Oxygen-function compounds also may be subjected to ammonolysis, for example:

1. Methanol plus aluminum phosphate catalyst yields monomethylamine
(CH3NH2), dimethylamine [(CH3)2NH], and trimethylamine [(CH 3)3N]
2. 2-naphthol plus sodium ammonium sulfite (NaNH3SO3 ) catalyst (Bucherer reaction) yields 2-naphthylamine
3. Ethylene oxide yields monoethanolamine (HOCH2CH2NH2), diethanolamine [(HOCH2CH2 )2NH)], and triethanolamine [(HOCH2CH2 )3N)]
4. Glucose plus nickel catalyst yields glucamine
5. Cyclohexanone plus nickel catalyst yields cyclohexylamine

Methylamines are produced by reacting gaseous methanol with a catalyst at 350 to 400o C and 290 psi (2.0 MPa), then distilling the reaction mixture.
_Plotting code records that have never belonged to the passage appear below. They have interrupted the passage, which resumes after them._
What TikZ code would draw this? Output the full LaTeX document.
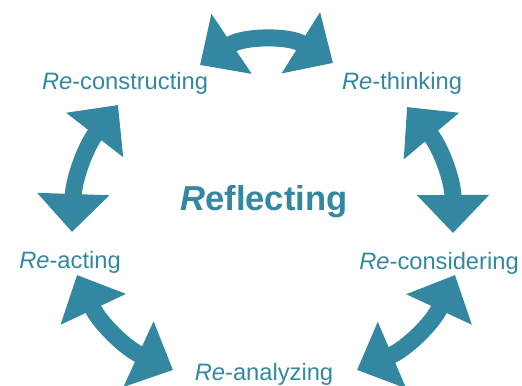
\documentclass[tikz,border=0pt]{standalone}
\usepackage{fontspec}
\setmainfont{Liberation Sans}
\usetikzlibrary{arrows.meta}
\definecolor{refl_teal}{HTML}{3387A0}
\tikzset{
  x=0.5pt, y=-0.5pt,
  treenode/.style = {inner sep=0pt, text=refl_teal},
  re_lbl/.style = {treenode, anchor=base, font=\fontsize{11.85}{14}\selectfont},
  main_lbl/.style = {treenode, anchor=base, font=\fontsize{17.3}{20}\selectfont\bfseries},
  re_arr/.style = {draw=refl_teal, line width=8.5pt,
    {Triangle[width=35pt, length=19pt]}-{Triangle[width=35pt, length=19pt]}}
}

\begin{document}
\begin{tikzpicture}
\useasboundingbox (0,0) rectangle (522,385);
% labels
\node [main_lbl] (refl) at (264,210) {\textit{R}eflecting};
\node [re_lbl] (think) at (402,89) {\textit{Re}-thinking};
\node [re_lbl] (constr) at (125,89) {\textit{Re}-constructing};
\node [re_lbl] (act) at (70,268) {\textit{Re}-acting};
\node [re_lbl] (consid) at (439,269) {\textit{Re}-considering};
\node [re_lbl] (analyz) at (264,380) {\textit{Re}-analyzing};
% arrow tips
\coordinate (t1a) at (200,65);	\coordinate (t1b) at (333,63);
\coordinate (t2a) at (407,107);	\coordinate (t2b) at (453,233);
\coordinate (t3a) at (455,275);	\coordinate (t3b) at (357,370);
\coordinate (t4a) at (77,275);	\coordinate (t4b) at (173,370);
\coordinate (t5a) at (118,105);	\coordinate (t5b) at (72,232);
% arrows
\draw [re_arr] (t1a) to[bend left=33] (t1b);
\draw [re_arr] (t2a) to[bend left=20] (t2b);
\draw [re_arr] (t3a) to[bend left=21] (t3b);
\draw [re_arr] (t4a) to[bend right=20] (t4b);
\draw [re_arr] (t5a) to[bend right=18] (t5b);
\end{tikzpicture}
\end{document}
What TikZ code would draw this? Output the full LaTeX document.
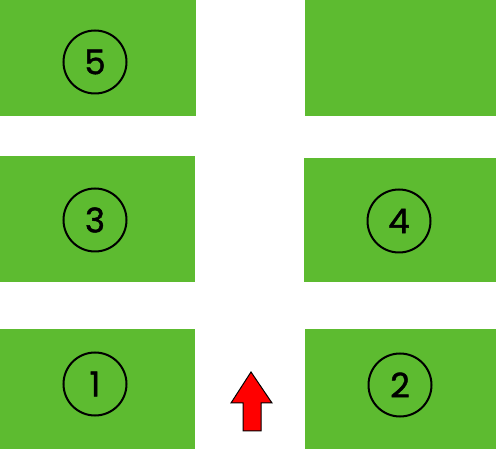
\documentclass[tikz,border=0pt]{standalone}
\usepackage{fontspec}
\setmainfont{Poppins}
\newfontfamily\numfont[FakeBold=1.3]{Poppins}
\definecolor{plotgreen}{RGB}{93,187,48}
\tikzset{
  plot/.style={fill=plotgreen, draw=none},
  num/.style={circle, draw=black, line width=2pt, minimum size=63pt, inner sep=0pt, font=\numfont\fontsize{34}{34}\selectfont},
  uparrow/.style={fill=red, draw=black, line width=1pt, line join=miter}
}
\begin{document}
\begin{tikzpicture}[x=1pt,y=-1pt]
\useasboundingbox (0,0) rectangle (496,449);
\fill[white] (0,0) rectangle (496,449);
% plots
\path[plot] (0,0) rectangle (196,116);
\path[plot] (305,0) rectangle (496,116);
\path[plot] (0,156) rectangle (195,282);
\path[plot] (304,158) rectangle (496,282);
\path[plot] (0,329) rectangle (195,449);
\path[plot] (305,329) rectangle (496,449);
% labels
\node[num] (n5) at (95,62) {5};
\node[num] (n3) at (95,220) {3};
\node[num] (n4) at (399,221) {4};
\node[num] (n1) at (95,384) {1};
\node[num] (n2) at (400,385) {2};
% arrow
\draw[uparrow] (251,372) -- (272,403) -- (261,403) -- (261,431) -- (243,431) -- (243,403) -- (231,403) -- cycle;
\end{tikzpicture}
\end{document}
Any ratio of mono-, di-, or trimethylamines is possible by recycling the unwanted products.

An equilibrium mixture of the three ethanolamines is produced when ethylene oxide is bubbled through 28% aqueous ammonia at 30 to 40o C. By recirculating the products of the reaction, altering the temperatures, pressures, and the ratio of ammonia to ethylene oxide, but always having an excess of ammonia, it is possible to make the desired amine predominate. Diluent gas also alters the product ratio.

CH2CH2O +NH3 ? HOCH2CH2NH2 + H2O monoethanolamine
2CH2CH2O + NH3 ? (HOCH2CH2)2NH + 2H2O diethanolamine
3CH2CH2O + NH3 ? (HOCH2CH2)3N + 3H2O triethanolamine

After the strongly exothermic reaction, the reaction products are recovered and separated by flashing off and recycling the ammonia, and then fractionating the amine products.

Monomethylamine is used in explosives, insecticides, and surfactants. Dimethylamine is used for the manufacture of dimethylformamide and acetamide, pesticides, and water treatment. Trimethylamine is used to form choline chloride and to make biocides and slimicides.

Other alkylamines can be made in similar fashion from the alcohol and ammonia (Fig. 4). Methyl, ethyl, isopropyl, cyclohexyl, and combination amines have comparatively small markets and are usually made by reacting the correct alcohol with anhydrous ammonia in the vapor phase.